Have a look at Django Rest Framework for your backend. Also there are lots of other Django apps which might be useful for backend only apps like eg. ratelimiting.
If you're looking for a good ORM with migrations in python, I highly recommend SQLAlchemy and Alembic, with the web app in Flask (although you could use any web framework, which is a nice benefit of using smaller components like this). There's a bit more boilerplate to get it set up the first time vs Django, but it's not bad and there are good resources for it. SQLalchemy is an amazing ORM, and the flexibility of being able to write and organize your code with this stack in ways that work well for your problem vs being stuck doing it the "Big MVC Framework Way" in Django is really nice.
> A friend also expressed that it might not be worth it to use Django if just for the ORM and migrations (backend is just api), is he right?
Yes, he is right. If you add The rest framework: http://www.django-rest-framework.org/
you can implement your app all the newest JS frameworks and maintaining a great server environment. You'll have nice debugging tools, a great language and a robust and mature framework.
I use it all the time for small data migration projects, as the ORM saves a lot of time for inserts and updates. The Admin makes it very fast to create, edit and view data as well. Even if you don't use Django at all for the final project, it can save a lot of effort during development.
As soon as I saw this post, I upgraded a project from Django 1.10.5 to Django 1.11 using this guide [1] and faced no issues at all. Deprecation warnings are displayed, but that's because third party packages need time to update.

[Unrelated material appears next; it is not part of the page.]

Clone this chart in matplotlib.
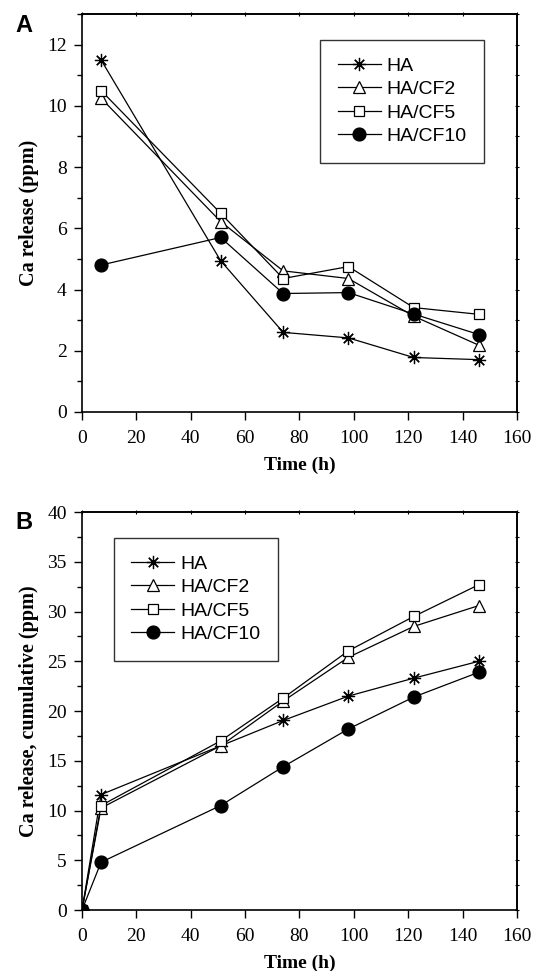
import numpy as np
import matplotlib
matplotlib.use('Agg')
import matplotlib.pyplot as plt
from matplotlib.ticker import MultipleLocator

# sampling times (h)
time_a = [7, 51, 74, 98, 122, 146]
time_b = [0, 7, 51, 74, 98, 122, 146]

labels = ['HA', 'HA/CF2', 'HA/CF5', 'HA/CF10']

# panel A: Ca release per interval (ppm)
ha_a = [11.5, 4.94, 2.6, 2.42, 1.78, 1.71]
cf2_a = [10.25, 6.22, 4.61, 4.36, 3.13, 2.18]
cf5_a = [10.5, 6.49, 4.36, 4.75, 3.41, 3.19]
cf10_a = [4.8, 5.7, 3.87, 3.9, 3.2, 2.53]

# panel B: cumulative Ca release (ppm)
ha_b = [0, 11.6, 16.5, 19.05, 21.5, 23.3, 25.0]
cf2_b = [0, 10.25, 16.5, 21.0, 25.4, 28.5, 30.6]
cf5_b = [0, 10.5, 17.0, 21.3, 26.05, 29.5, 32.7]
cf10_b = [0, 4.8, 10.5, 14.4, 18.2, 21.4, 23.9]

styles = [
    dict(marker=(8, 2, 0), ms=9.5, mfc='black', mec='black', mew=0.9),
    dict(marker='^', ms=9, mfc='white', mec='black', mew=0.9),
    dict(marker='s', ms=7.8, mfc='white', mec='black', mew=0.9),
    dict(marker='o', ms=9.3, mfc='black', mec='black', mew=0.9),
]

serif = 'Liberation Serif'
sans = 'Liberation Sans'

fig = plt.figure(figsize=(5.41, 9.71), dpi=100)
axA = fig.add_axes([0.1516, 0.5757, 0.804, 0.4099])
axB = fig.add_axes([0.1516, 0.0628, 0.804, 0.4099])


def style_axes(ax, ylim, ymaj, ymin, ylabel):
    ax.set_xlim(0, 160)
    ax.set_ylim(*ylim)
    ax.xaxis.set_major_locator(MultipleLocator(20))
    ax.yaxis.set_major_locator(MultipleLocator(ymaj))
    ax.yaxis.set_minor_locator(MultipleLocator(ymin))
    ax.tick_params(axis='both', which='both', direction='out', width=1.0,
                   top=False, right=False, pad=5)
    ax.tick_params(axis='x', pad=7)
    ax.tick_params(which='major', length=6)
    ax.tick_params(which='minor', length=3.5)
    sec_x = ax.secondary_xaxis('top')
    sec_x.xaxis.set_major_locator(MultipleLocator(20))
    sec_x.tick_params(direction='inout', length=3, width=0.8, labeltop=False)
    sec_y = ax.secondary_yaxis('right')
    sec_y.yaxis.set_major_locator(MultipleLocator(ymin))
    sec_y.tick_params(direction='inout', length=3, width=0.8, labelright=False)
    for sp in ax.spines.values():
        sp.set_linewidth(1.2)
    for sp in list(sec_x.spines.values()) + list(sec_y.spines.values()):
        sp.set_linewidth(1.2)
    for lab in ax.get_xticklabels() + ax.get_yticklabels():
        lab.set_fontfamily(serif)
        lab.set_fontsize(14)
    ax.set_xlabel('Time (h)', fontfamily=serif, fontweight='bold', fontsize=14, labelpad=7)
    ax.set_ylabel(ylabel, fontfamily=serif, fontweight='bold', fontsize=14.5, labelpad=6)


for ys, lab, st in zip([ha_a, cf2_a, cf5_a, cf10_a], labels, styles):
    axA.plot(time_a, ys, color='black', lw=0.9, label=lab, **st)
style_axes(axA, (0, 13), 2, 1, 'Ca release (ppm)')
legA = axA.legend(loc='upper right', bbox_to_anchor=(0.947, 0.96), frameon=True,
                  fancybox=False, edgecolor='black', handlelength=2.2,
                  handletextpad=0.3, labelspacing=0.3, borderpad=0.9,
                  prop={'family': sans, 'size': 14})
legA.get_frame().set_linewidth(1.0)

for ys, lab, st in zip([ha_b, cf2_b, cf5_b, cf10_b], labels, styles):
    axB.plot(time_b, ys, color='black', lw=0.9, label=lab, **st)
style_axes(axB, (0, 40), 5, 2.5, 'Ca release, cumulative (ppm)')
legB = axB.legend(loc='upper left', bbox_to_anchor=(0.051, 0.96), frameon=True,
                  fancybox=False, edgecolor='black', handlelength=2.2,
                  handletextpad=0.3, labelspacing=0.3, borderpad=0.9,
                  prop={'family': sans, 'size': 14})
legB.get_frame().set_linewidth(1.0)

fig.text(0.028, 0.967, 'A', fontfamily=sans, fontweight='bold', fontsize=17)
fig.text(0.028, 0.455, 'B', fontfamily=sans, fontweight='bold', fontsize=17)

fig.savefig('out.png', dpi=100)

Great work Django devs!
Unsure why the comment pointing this out is dead, but yes: this is the last release series of Django to support Python 2. The next major release of Django will be 2.0, which introduces a new release cadence and will only support Python 3.

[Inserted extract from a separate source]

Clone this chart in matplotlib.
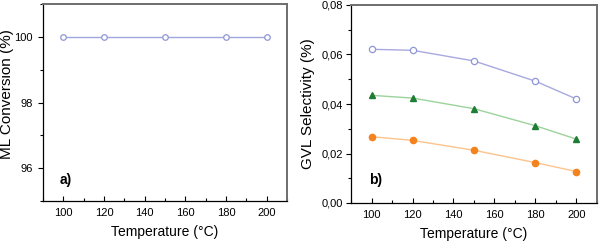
import matplotlib
matplotlib.use("Agg")
import matplotlib.pyplot as plt
from matplotlib.ticker import MultipleLocator, FuncFormatter

plt.rcParams['font.family'] = ['Liberation Sans', 'DejaVu Sans']

temps = [100, 120, 150, 180, 200]
conversion = [100, 100, 100, 100, 100]
sel_blue = [0.0621, 0.0617, 0.0574, 0.0492, 0.0420]
sel_green = [0.0435, 0.0424, 0.0381, 0.0312, 0.0258]
sel_orange = [0.0268, 0.0253, 0.0213, 0.0163, 0.0127]

fig = plt.figure(figsize=(6, 2.42), dpi=100)
ax1 = fig.add_axes([43/600, 1-201/242, 244/600, 197/242])
ax2 = fig.add_axes([351/600, 1-203/242, 246/600, 198/242])

def style(ax, ypad):
    for s in ['top', 'right']:
        ax.spines[s].set_color('#6e6e6e')
        ax.spines[s].set_linewidth(1.4)
    for s in ['left', 'bottom']:
        ax.spines[s].set_color('black')
        ax.spines[s].set_linewidth(0.9)
    ax.tick_params(axis='x', which='both', direction='in', top=False, labelsize=8, pad=5)
    ax.tick_params(axis='y', which='both', direction='out', right=False, labelsize=8, pad=ypad)
    ax.tick_params(which='major', length=3.3, width=0.8)
    ax.tick_params(which='minor', length=2, width=0.8)
    ax.set_xlim(90, 210)
    ax.xaxis.set_major_locator(MultipleLocator(20))
    ax.xaxis.set_minor_locator(MultipleLocator(10))
    ax.set_xlabel('Temperature (°C)', fontsize=10, labelpad=5)

style(ax1, 4.2)
ax1.plot(temps, conversion, color='#9fa8dc', lw=1.0, marker='o', ms=4,
         mfc='white', mec='#8f96d6', mew=0.9)
ax1.set_ylim(95, 101)
ax1.yaxis.set_major_locator(MultipleLocator(2))
ax1.yaxis.set_minor_locator(MultipleLocator(1))
ax1.set_ylabel('ML Conversion (%)', fontsize=11)
ax1.yaxis.set_label_coords(-0.118, 0.545)
ax1.text(0.07, 0.107, 'a)', transform=ax1.transAxes, fontsize=10, fontweight='bold',
         va='center', ha='left')
ax1.set_yticks([96, 98, 100])

style(ax2, 2.3)
ax2.plot(temps, sel_blue, color='#a7a9e0', lw=1.0, marker='o', ms=4.5,
         mfc='white', mec='#8f96d6', mew=0.9)
ax2.plot(temps, sel_green, color='#9bd39b', lw=1.0, marker='^', ms=4.5,
         mfc='#1e7d34', mec='#1e7d34')
ax2.plot(temps, sel_orange, color='#fdc38c', lw=1.0, marker='o', ms=4.5,
         mfc='#f4821f', mec='#f4821f')
ax2.set_ylim(0, 0.08)
ax2.yaxis.set_major_locator(MultipleLocator(0.02))
ax2.yaxis.set_minor_locator(MultipleLocator(0.01))
ax2.yaxis.set_major_formatter(FuncFormatter(lambda v, p: f"{v:.2f}".replace('.', ',')))
ax2.set_ylabel('GVL Selectivity (%)', fontsize=11)
ax2.yaxis.set_label_coords(-0.145, 0.5)
ax2.text(0.075, 0.115, 'b)', transform=ax2.transAxes, fontsize=10, fontweight='bold',
         va='center', ha='left')

fig.savefig('out.png', dpi=100)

For those who are curious and don't feel like digging into the release-process documentation, the new system will consist of three point releases per major version. So 2.0, 2.1, 2.2, then 3.0, 3.1, 3.2, and so on.
Each X.2 release will be an LTS. Compatibility policy will be that if you're running X.2, and get no deprecation warnings, you can upgrade direct to (X+1).2 without changing any code. Then when you clear any deprecation warnings that pop up post-upgrade, you're good to go for (X+2).2.

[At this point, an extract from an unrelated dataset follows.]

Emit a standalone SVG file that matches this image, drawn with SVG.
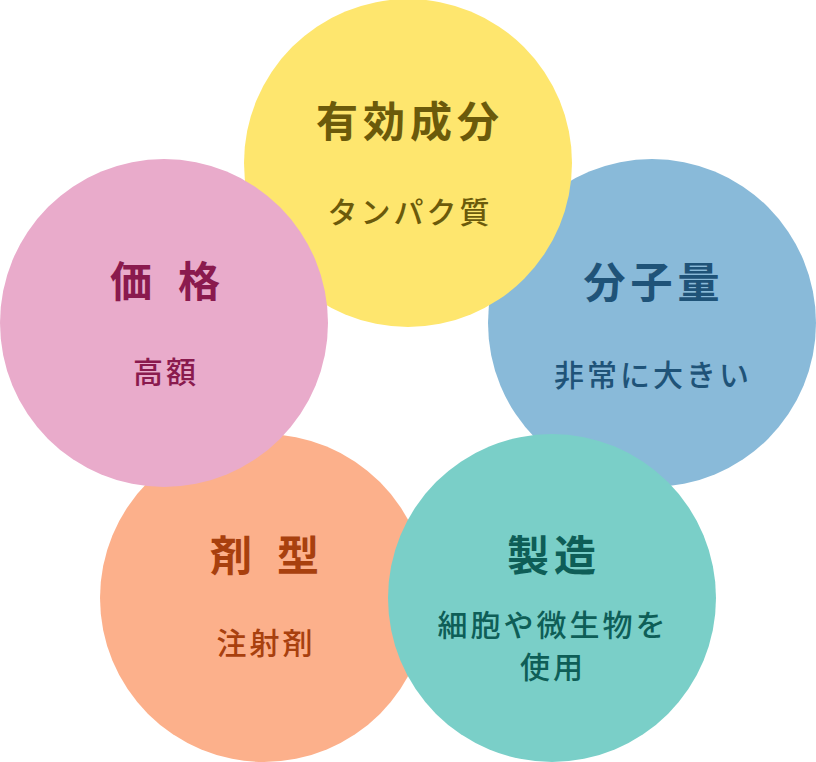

Any pointers to documentation / discussion around the rationale for X.2 instead of X.0 or X.1? I'm sure there are very good reasons and would like to read them.
I haven't seen it discussed but immediately it would appear that it would allow for new features introduced in x.0 to have the kinks worked out in the x.1 and x.2 releases, so the LTS ends up having the new features along with their fixes, and then you can move on to the next batch of bigger features
You know, when I look at their statement about this being an LTS, it seems (to my understanding) that they have a slightly different definition of what support means in this context.
"This version has been designated as a long-term support (LTS) release, which means that security and data loss fixes will be applied for at least the next three years. It will also receive fixes for crashing bugs, major functionality bugs in newly-introduced features, and regressions from older versions of Django for the next eight months until December 2017"
I expect that something like a "crashing bug" would be something that would be supported in an LTS, but here they're specifically excluding such bugs from the full three year duration. If stability were a priority, I'm not sure I would look at this any differently than an 8 month release.
To be fair, I don't work in this space, so I may have a skewed perspective, but the 8 month limitation items did catch me off guard.
Do you stop working on your django 1.11 -based app after 8 months? What it you find a novel use for a newly introduced feature two years from now that crashes?
Django has advanced significantly over the last five years. It's definitely worth a look if you haven't tried it in a while. A few things to start with:
I recently posted about why I dislike Rails. For a long time, I also disliked Django, for somewhat similar reasons. [0]
The biggest thing that I disliked about Django was its templating system. Its attempts to magically render values were (and are) offensive. When I looked before, just like Rails, it was take it or leave it, and there was little sympathy for making it pluggable.
Such issues, and the culture's Rails-like resistance to outside suggestion and interoperability, pushed me into Pylons/Pyramid.
Today, I think Django has improved a lot, and I don't think it's fair to continue to lay the pox of being "Rails-for-Python" on it.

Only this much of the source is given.